Class NaivePartiallyRecursiveSuffixTreeBuilder
Builds objects, such as edges and nodes, for SuffixTreeNode structures.
Inheritance
Implements
Inherited Members
Namespace: MoreStructures.SuffixTrees.Builders
Assembly: MoreStructures.dll
Syntax
public class NaivePartiallyRecursiveSuffixTreeBuilder : IBuilder<SuffixTreeEdge, SuffixTreeNode>
Remarks
ADVANTAGES AND DISADVANTAGES
- Implemented as an iteration of recursive visit of the tree being built, with as many iterations as the number
of suffixes of the input (where the longest suffix is the text itself) and one level of recursion per char of
each suffix.
- Limited by call stack depth and usable with input text of a "reasonable" length (i.e. string having a length
< ~1K chars).
ALGORITHM
- For each suffix S of the input T, start from the root node N of the tree, initialized as a mutable tree made
of a simple leaf.
- Compare the first char of S with the first char of each of the edges coming from N.
- If there is no edge e such that label(e)[0] == S[0]
, it means that there is no descendant of N sharing
a path with S. So, create a new leaf under N, attached by an edge with a label equal to S.
- Otherwise, it means that there is a path to be shared between the new leaf and at least one of the
descendants of N.
- In this case, compare the current suffix and the label of such edge e, for the LCP.
- If the prefix in common is shorter than the length of the label of the edge e, create an intermediate node,
push down the child pointed by the edge in the current node and add a new node for the reminder of the suffix
(up to next terminator) as second child of the intermediate.
- Otherwise, eat prefixLength chars from the edge, move to the child pointed by the edge entirely matching the
beginning of the current suffix and repeat the same operation.
- Finally, after all iterations have been executed and all suffixes of the text have been included in the
mutable tree, build the final SuffixTreeNode structure from the mutable tree, using a
MoreStructures.MutableTrees.Conversions.FullyIterativeConversion.
COMPLEXITY
- The generation of the full text, done by
GenerateFullText(TextWithTerminator[]), is a O(n)
operation, where n is the sum of the length of each TextWithTerminator in the input
(terminators included).
- The initial tree, just a root-leaf, is created in constant time.
- The top level loop is executed n times, once per char of the full text.
- Finding the edge with the same first char is O(avgEdges), where avgEdges is the average number of edges
coming out of a node of the tree. This operation is done for all cases (leaf creation alone or leaf +
intermediate node).
- Over all the n nodes of the tree, taking into account the worst case where avgEdges is O(n), Time Complexity
would become O(n^2).

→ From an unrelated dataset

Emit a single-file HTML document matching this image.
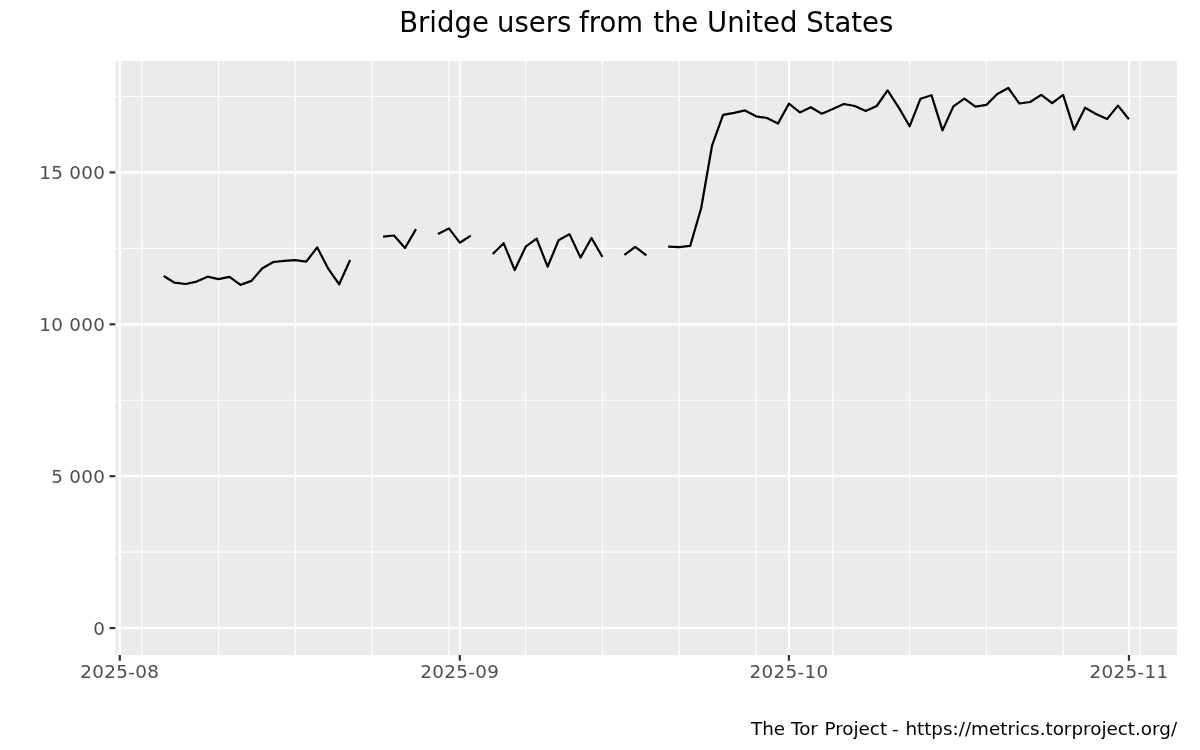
<!DOCTYPE html>
<html lang="en">
<head>
<meta charset="utf-8">
<title>Bridge users from the United States</title>
<style>
html,body{margin:0;padding:0;background:#ffffff;}
body{width:1200px;height:750px;overflow:hidden;}
svg{display:block;}
text{font-family:"DejaVu Sans","Liberation Sans",sans-serif;}
.ax{font-size:18.33px;fill:#4d4d4d;letter-spacing:0.34px;}
.title{font-size:27.5px;fill:#000000;}
.cap{font-size:18.33px;fill:#000000;}
</style>
</head>
<body>
<svg width="1200" height="750" viewBox="0 0 1200 750">
<rect x="0" y="0" width="1200" height="750" fill="#ffffff"/>
<rect x="115.3" y="61.0" width="1061.8" height="594.0" fill="#ebebeb"/>
<clipPath id="pc"><rect x="115.3" y="61.0" width="1061.8" height="594.0"/></clipPath>
<g clip-path="url(#pc)">
<g stroke="#ffffff" stroke-width="1.11" fill="none">
<line x1="115.3" x2="1177.1" y1="552.15" y2="552.15"/>
<line x1="115.3" x2="1177.1" y1="400.25" y2="400.25"/>
<line x1="115.3" x2="1177.1" y1="248.35" y2="248.35"/>
<line x1="115.3" x2="1177.1" y1="96.45" y2="96.45"/>
<line x1="141.74" x2="141.74" y1="61.0" y2="655.0"/>
<line x1="218.52" x2="218.52" y1="61.0" y2="655.0"/>
<line x1="295.30" x2="295.30" y1="61.0" y2="655.0"/>
<line x1="372.09" x2="372.09" y1="61.0" y2="655.0"/>
<line x1="448.87" x2="448.87" y1="61.0" y2="655.0"/>
<line x1="525.65" x2="525.65" y1="61.0" y2="655.0"/>
<line x1="602.44" x2="602.44" y1="61.0" y2="655.0"/>
<line x1="679.22" x2="679.22" y1="61.0" y2="655.0"/>
<line x1="756.00" x2="756.00" y1="61.0" y2="655.0"/>
<line x1="832.78" x2="832.78" y1="61.0" y2="655.0"/>
<line x1="909.57" x2="909.57" y1="61.0" y2="655.0"/>
<line x1="986.35" x2="986.35" y1="61.0" y2="655.0"/>
<line x1="1063.13" x2="1063.13" y1="61.0" y2="655.0"/>
<line x1="1139.92" x2="1139.92" y1="61.0" y2="655.0"/>
</g>
<g stroke="#ffffff" stroke-width="2.22" fill="none">
<line x1="115.3" x2="1177.1" y1="628.10" y2="628.10"/>
<line x1="115.3" x2="1177.1" y1="476.20" y2="476.20"/>
<line x1="115.3" x2="1177.1" y1="324.30" y2="324.30"/>
<line x1="115.3" x2="1177.1" y1="172.40" y2="172.40"/>
<line x1="119.80" x2="119.80" y1="61.0" y2="655.0"/>
<line x1="459.84" x2="459.84" y1="61.0" y2="655.0"/>
<line x1="788.91" x2="788.91" y1="61.0" y2="655.0"/>
<line x1="1128.95" x2="1128.95" y1="61.0" y2="655.0"/>
</g>
<g stroke="#000000" stroke-width="2.22" fill="none" stroke-linejoin="round" stroke-linecap="butt">
<polyline points="163.7,276.0 174.6,282.7 185.6,284.0 196.6,281.6 207.6,276.7 218.5,279.1 229.5,276.9 240.5,284.9 251.4,280.9 262.4,268.3 273.4,262.0 284.3,260.9 295.3,260.1 306.3,261.7 317.2,247.3 328.2,268.7 339.2,284.3 350.1,260.0"/>
<polyline points="383.1,236.7 394.0,235.5 405.0,248.0 416.0,229.1"/>
<polyline points="437.9,234.0 448.9,228.4 459.8,242.7 470.8,235.6"/>
<polyline points="492.7,254.0 503.7,243.3 514.7,270.0 525.7,246.7 536.6,238.7 547.6,266.7 558.6,240.3 569.5,234.1 580.5,257.6 591.5,238.0 602.4,256.9"/>
<polyline points="624.4,254.9 635.3,246.9 646.3,255.3"/>
<polyline points="668.2,246.7 679.2,247.1 690.2,245.9 701.2,208.0 712.1,145.3 723.1,114.9 734.1,112.8 745.0,110.4 756.0,116.3 767.0,118.0 777.9,123.6 788.9,103.7 799.9,112.4 810.8,107.3 821.8,113.7 832.8,109.1 843.8,104.0 854.7,106.0 865.7,110.9 876.7,106.0 887.6,90.4 898.6,107.3 909.6,126.3 920.5,98.7 931.5,95.2 942.5,130.4 953.4,106.4 964.4,98.7 975.4,106.7 986.4,104.9 997.3,94.0 1008.3,88.0 1019.3,103.5 1030.2,102.0 1041.2,94.9 1052.2,103.1 1063.1,94.9 1074.1,129.7 1085.1,107.7 1096.0,114.0 1107.0,119.1 1118.0,105.6 1128.9,119.3"/>
</g>
</g>
<g stroke="#333333" stroke-width="2.22" fill="none">
<line x1="109.57" x2="115.3" y1="628.10" y2="628.10"/>
<line x1="109.57" x2="115.3" y1="476.20" y2="476.20"/>
<line x1="109.57" x2="115.3" y1="324.30" y2="324.30"/>
<line x1="109.57" x2="115.3" y1="172.40" y2="172.40"/>
<line x1="119.80" x2="119.80" y1="655.0" y2="660.73"/>
<line x1="459.84" x2="459.84" y1="655.0" y2="660.73"/>
<line x1="788.91" x2="788.91" y1="655.0" y2="660.73"/>
<line x1="1128.95" x2="1128.95" y1="655.0" y2="660.73"/>
</g>
<text class="ax" x="105.35" y="634.55" text-anchor="end">0</text>
<text class="ax" x="105.35" y="482.65" text-anchor="end">5 000</text>
<text class="ax" x="105.35" y="330.75" text-anchor="end">10 000</text>
<text class="ax" x="105.35" y="178.85" text-anchor="end">15 000</text>
<text class="ax" x="119.80" y="678.35" text-anchor="middle">2025-08</text>
<text class="ax" x="459.84" y="678.35" text-anchor="middle">2025-09</text>
<text class="ax" x="788.91" y="678.35" text-anchor="middle">2025-10</text>
<text class="ax" x="1128.95" y="678.35" text-anchor="middle">2025-11</text>
<text class="title" y="32.3" xml:space="preserve"><tspan x="399.17">Bridge </tspan><tspan x="497.04">users </tspan><tspan x="579.09">from </tspan><tspan x="653.14">the </tspan><tspan x="707.00">United </tspan><tspan x="806.21">States</tspan></text>
<text class="cap" y="734.5" xml:space="preserve"><tspan x="750.95">The </tspan><tspan x="791.06">Tor </tspan><tspan x="824.41">Project </tspan><tspan x="892.04">- </tspan><tspan x="905.38">https://metrics.torproject.org/</tspan></text>
</svg>
</body>
</html>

However, the total number of edges in a tree is O(n), so the overall cost of these
operations for the entire tree is O(n), and not O(n^2).
- Finding the LCP between the suffix and the label of the current edge are O(n) operations, since the length
of a generic suffix of the text is O(n) and they require iterating over all the chars.
- Such operations are only done when an intermediate node is required. However, in the worst case there are as
many intermediate as leaves in the tree (i.e. each iteration adds an intermediate node and a leaf).
Therefore, the number of intermediate nodes is O(n), and the two O(n) operations above are to be repeated
O(n) times.
- Final step is building the final tree from the mutable tree, which requires the traversal of the O(n) nodes
of the tree. MoreStructures.MutableTrees.Conversions.FullyIterativeConversion does that in O(n) time and
space, via a stack and a precomputed data structure to find the number of terminators per edge in O(1) time.
- In conclusion, Time Complexity = O(n^2) and Space Complexity = O(n) where n = length of the text to match.
- Compared to tries, trees are more compact due to edge coalescing and edge label compression (i.e. edge
strings stored as pair (start, length), rather than as a substring of length chars). Each recursion add a
leaf and at most one intermediate node, so Space Complexity ~ 2 * n = O(n).
Methods
| Improve this Doc View SourceBuildTree(TextWithTerminator[])
Declaration
public SuffixTreeNode BuildTree(params TextWithTerminator[] texts)
Parameters
Type | Name | Description |
---|---|---|
TextWithTerminator[] | texts |
Returns
Type | Description |
---|---|
SuffixTreeNode |